SQL Reference

Appendix I. Comparison of Isolation Levels

The following table summarizes information about isolation levels described in Isolation Level.
  UR CS RS RR
Can the application see uncommitted changes made by other application processes? Yes No No No
Can the application update uncommitted changes made by other application processes? No No No No
Can the re-execution of a statement be affected by other application processes? See phenomenon P3 (phantom) below. Yes Yes Yes No
Can "updated" rows be updated by other application processes? No No No No
Can "updated" rows be read by other application processes that are running at an isolation level other than UR? No No No No
Can "updated" rows be read by other application processes that are running at the UR isolation level? Yes Yes Yes Yes
Can "accessed" rows be updated by other application processes?

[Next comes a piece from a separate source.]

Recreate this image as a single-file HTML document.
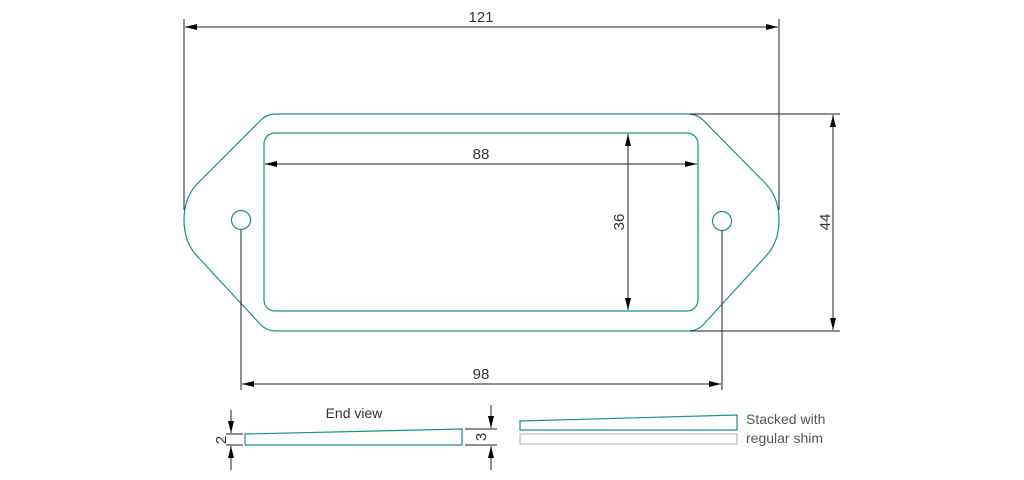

See phenomenon P2 (nonrepeatable read) below. Yes Yes No No
Can "accessed" rows be read by other application processes? Yes Yes Yes Yes
Can "current" row be updated or deleted by other application processes? See phenomenon P1 (dirty-read) below. See Note below See Note below No No

Note:

  1. If the cursor is not updatable, with CS the current row may be updated or deleted by other application processes in some cases.

Examples of Phenomena:

P1
Dirty Read. Unit of work UW1 modifies a row. Unit of work UW2 reads that row before UW1 performs a COMMIT. If UW1 then performs a ROLLBACK, UW2 has read a nonexistent row.

P2
Nonrepeatable Read. Unit of work UW1 reads a row. Unit of work UW2 modifies that row and performs a COMMIT. If UW1 then re-reads the row, it might receive a modified value.

P3
Phantom. Unit of work UW1 reads the set of n rows that satisfies some search condition. Unit of work UW2 then INSERTs one or more rows that satisfies the search condition. If UW1 then repeats the initial read with the same search condition, it obtains the original rows plus the inserted rows.